# Objective:
Leave the pictures out and retype the lines from the beginning through the line with "yard test data", both ends included.

# Data lines:
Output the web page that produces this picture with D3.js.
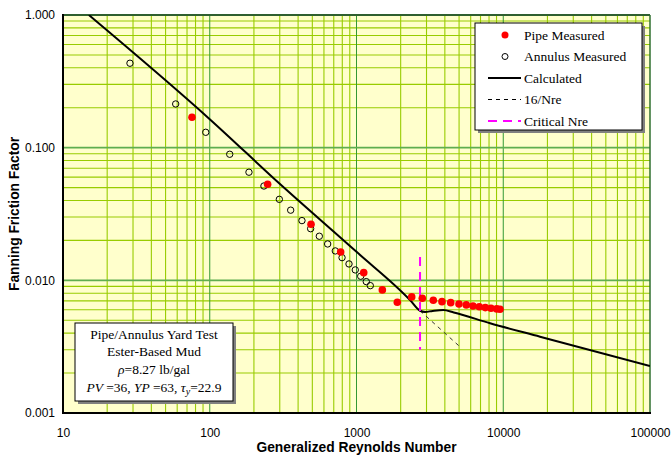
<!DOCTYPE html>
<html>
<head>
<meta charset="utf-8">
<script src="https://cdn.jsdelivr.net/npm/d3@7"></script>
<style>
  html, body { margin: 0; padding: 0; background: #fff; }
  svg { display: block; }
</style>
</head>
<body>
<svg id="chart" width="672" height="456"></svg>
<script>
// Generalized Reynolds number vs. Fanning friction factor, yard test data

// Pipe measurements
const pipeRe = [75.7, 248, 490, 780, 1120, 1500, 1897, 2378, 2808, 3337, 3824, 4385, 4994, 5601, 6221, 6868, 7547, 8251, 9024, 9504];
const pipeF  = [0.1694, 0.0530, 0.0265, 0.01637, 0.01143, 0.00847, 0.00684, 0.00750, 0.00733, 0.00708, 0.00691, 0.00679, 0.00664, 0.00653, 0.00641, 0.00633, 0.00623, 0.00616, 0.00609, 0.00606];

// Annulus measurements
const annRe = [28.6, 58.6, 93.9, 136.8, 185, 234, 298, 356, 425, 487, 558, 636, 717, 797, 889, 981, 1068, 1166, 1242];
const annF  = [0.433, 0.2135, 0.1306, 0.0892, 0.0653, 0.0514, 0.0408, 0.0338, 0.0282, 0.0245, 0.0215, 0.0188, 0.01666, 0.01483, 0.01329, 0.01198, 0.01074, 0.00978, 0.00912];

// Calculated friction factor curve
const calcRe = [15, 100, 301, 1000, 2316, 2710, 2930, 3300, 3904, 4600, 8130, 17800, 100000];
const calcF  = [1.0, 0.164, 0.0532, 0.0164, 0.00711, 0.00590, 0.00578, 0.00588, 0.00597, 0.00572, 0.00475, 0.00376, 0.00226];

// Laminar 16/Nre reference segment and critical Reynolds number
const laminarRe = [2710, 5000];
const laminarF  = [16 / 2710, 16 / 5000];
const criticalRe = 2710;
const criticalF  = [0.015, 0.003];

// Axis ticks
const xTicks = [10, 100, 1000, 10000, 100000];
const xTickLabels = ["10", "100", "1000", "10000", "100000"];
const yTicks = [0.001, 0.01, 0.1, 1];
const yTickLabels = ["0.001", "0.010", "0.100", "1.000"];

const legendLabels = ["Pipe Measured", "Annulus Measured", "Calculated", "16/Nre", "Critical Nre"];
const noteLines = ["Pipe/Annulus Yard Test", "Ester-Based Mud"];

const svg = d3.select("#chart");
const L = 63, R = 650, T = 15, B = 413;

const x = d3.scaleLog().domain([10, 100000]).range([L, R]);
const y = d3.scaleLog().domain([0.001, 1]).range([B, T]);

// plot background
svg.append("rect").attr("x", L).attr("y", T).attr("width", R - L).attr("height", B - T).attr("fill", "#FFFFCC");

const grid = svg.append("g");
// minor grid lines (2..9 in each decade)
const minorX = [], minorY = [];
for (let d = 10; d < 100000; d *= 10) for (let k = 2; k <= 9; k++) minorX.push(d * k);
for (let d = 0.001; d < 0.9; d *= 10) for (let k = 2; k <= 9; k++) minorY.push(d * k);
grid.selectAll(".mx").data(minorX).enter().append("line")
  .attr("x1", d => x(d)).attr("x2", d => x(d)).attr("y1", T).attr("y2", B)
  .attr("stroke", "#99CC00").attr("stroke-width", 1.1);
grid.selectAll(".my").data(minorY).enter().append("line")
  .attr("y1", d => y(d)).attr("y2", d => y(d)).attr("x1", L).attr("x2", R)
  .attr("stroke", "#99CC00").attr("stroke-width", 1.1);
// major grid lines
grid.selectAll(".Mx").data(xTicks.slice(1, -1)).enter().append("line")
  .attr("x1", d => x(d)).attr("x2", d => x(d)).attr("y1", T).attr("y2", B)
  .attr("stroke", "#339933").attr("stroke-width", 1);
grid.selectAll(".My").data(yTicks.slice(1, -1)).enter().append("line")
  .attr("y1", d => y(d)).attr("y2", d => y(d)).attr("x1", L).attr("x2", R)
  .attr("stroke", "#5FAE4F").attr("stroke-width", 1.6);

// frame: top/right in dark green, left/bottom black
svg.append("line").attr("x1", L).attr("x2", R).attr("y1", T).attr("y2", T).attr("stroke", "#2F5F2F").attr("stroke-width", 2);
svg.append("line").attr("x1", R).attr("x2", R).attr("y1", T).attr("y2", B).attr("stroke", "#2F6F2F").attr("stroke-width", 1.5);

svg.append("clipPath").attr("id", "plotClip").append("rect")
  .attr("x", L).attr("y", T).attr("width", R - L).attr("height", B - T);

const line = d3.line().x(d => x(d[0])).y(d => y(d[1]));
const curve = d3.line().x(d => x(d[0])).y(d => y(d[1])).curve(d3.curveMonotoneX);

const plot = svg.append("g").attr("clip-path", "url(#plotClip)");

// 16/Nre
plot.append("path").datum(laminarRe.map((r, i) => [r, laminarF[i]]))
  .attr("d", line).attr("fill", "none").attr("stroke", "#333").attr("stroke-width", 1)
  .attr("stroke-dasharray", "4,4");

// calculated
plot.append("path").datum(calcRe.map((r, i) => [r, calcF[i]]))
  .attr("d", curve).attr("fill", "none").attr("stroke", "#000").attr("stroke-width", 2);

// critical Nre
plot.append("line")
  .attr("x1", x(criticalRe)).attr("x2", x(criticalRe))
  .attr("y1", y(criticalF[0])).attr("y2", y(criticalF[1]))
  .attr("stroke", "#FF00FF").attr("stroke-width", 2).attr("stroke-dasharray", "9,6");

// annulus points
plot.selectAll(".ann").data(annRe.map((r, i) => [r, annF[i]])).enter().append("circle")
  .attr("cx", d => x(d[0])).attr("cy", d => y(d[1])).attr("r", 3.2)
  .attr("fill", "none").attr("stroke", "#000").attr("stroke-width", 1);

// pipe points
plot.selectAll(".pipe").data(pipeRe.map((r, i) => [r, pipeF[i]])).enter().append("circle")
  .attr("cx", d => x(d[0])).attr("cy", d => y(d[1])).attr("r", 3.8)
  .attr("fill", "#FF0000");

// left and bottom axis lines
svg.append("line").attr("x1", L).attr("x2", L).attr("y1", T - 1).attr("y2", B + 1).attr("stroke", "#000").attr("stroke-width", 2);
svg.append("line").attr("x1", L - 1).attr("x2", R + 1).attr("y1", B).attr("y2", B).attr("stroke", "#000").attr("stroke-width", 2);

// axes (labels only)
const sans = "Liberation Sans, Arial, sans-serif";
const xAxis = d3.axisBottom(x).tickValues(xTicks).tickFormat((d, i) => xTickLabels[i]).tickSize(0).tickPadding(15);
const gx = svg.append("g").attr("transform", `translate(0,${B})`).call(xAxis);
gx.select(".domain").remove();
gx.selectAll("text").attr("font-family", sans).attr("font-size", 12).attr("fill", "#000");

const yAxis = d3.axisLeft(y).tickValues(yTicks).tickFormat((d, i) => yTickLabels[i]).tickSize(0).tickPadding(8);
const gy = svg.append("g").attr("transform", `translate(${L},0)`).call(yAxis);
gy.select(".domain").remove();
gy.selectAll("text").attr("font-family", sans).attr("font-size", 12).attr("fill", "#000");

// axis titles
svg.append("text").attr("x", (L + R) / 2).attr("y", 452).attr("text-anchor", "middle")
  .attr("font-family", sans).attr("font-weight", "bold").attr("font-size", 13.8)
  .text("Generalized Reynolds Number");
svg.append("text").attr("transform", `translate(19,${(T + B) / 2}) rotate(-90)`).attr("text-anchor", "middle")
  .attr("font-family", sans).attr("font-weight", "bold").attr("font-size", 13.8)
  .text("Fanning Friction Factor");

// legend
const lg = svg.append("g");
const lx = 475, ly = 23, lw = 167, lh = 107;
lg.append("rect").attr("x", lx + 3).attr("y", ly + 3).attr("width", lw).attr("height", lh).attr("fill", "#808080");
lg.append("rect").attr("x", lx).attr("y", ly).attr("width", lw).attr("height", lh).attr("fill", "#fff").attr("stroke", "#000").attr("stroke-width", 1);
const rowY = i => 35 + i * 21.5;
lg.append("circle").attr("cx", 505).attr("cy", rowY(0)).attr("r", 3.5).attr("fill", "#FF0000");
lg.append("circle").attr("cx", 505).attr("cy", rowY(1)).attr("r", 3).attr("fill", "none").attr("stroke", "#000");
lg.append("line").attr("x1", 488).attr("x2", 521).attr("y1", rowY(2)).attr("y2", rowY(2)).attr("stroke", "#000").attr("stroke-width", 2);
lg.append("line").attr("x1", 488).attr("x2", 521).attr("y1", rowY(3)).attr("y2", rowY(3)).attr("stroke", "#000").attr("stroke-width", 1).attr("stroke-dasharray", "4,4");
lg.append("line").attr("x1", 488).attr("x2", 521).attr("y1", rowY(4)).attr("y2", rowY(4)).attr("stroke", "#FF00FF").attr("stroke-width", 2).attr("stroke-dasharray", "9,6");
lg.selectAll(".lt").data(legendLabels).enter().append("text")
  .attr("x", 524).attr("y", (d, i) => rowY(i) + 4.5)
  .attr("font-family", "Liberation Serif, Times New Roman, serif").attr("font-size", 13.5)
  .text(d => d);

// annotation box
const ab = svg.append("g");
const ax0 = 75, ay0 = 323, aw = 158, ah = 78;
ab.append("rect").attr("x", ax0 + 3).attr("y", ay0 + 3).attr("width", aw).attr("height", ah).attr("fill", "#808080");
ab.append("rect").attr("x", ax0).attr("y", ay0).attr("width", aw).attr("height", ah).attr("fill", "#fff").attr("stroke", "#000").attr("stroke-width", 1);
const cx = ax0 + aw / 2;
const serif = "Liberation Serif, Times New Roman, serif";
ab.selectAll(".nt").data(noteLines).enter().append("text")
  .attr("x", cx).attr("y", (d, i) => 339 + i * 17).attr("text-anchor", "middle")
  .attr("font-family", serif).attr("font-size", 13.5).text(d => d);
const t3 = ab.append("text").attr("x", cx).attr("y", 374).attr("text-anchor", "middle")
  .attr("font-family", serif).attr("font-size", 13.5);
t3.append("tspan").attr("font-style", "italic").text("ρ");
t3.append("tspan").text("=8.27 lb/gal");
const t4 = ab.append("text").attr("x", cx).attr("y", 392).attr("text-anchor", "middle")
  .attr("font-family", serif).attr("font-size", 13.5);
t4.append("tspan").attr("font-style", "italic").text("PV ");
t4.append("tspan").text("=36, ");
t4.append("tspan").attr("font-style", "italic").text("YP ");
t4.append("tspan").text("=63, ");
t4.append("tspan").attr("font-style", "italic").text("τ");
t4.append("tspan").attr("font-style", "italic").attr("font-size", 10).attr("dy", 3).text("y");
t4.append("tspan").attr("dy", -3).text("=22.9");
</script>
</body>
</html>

# Final result:
Output the web page that produces this picture with D3.js.
<!DOCTYPE html>
<html>
<head>
<meta charset="utf-8">
<script src="https://cdn.jsdelivr.net/npm/d3@7"></script>
<style>
  html, body { margin: 0; padding: 0; background: #fff; }
  svg { display: block; }
</style>
</head>
<body>
<svg id="chart" width="672" height="456"></svg>
<script>
// Generalized Reynolds number vs. Fanning friction factor, yard test data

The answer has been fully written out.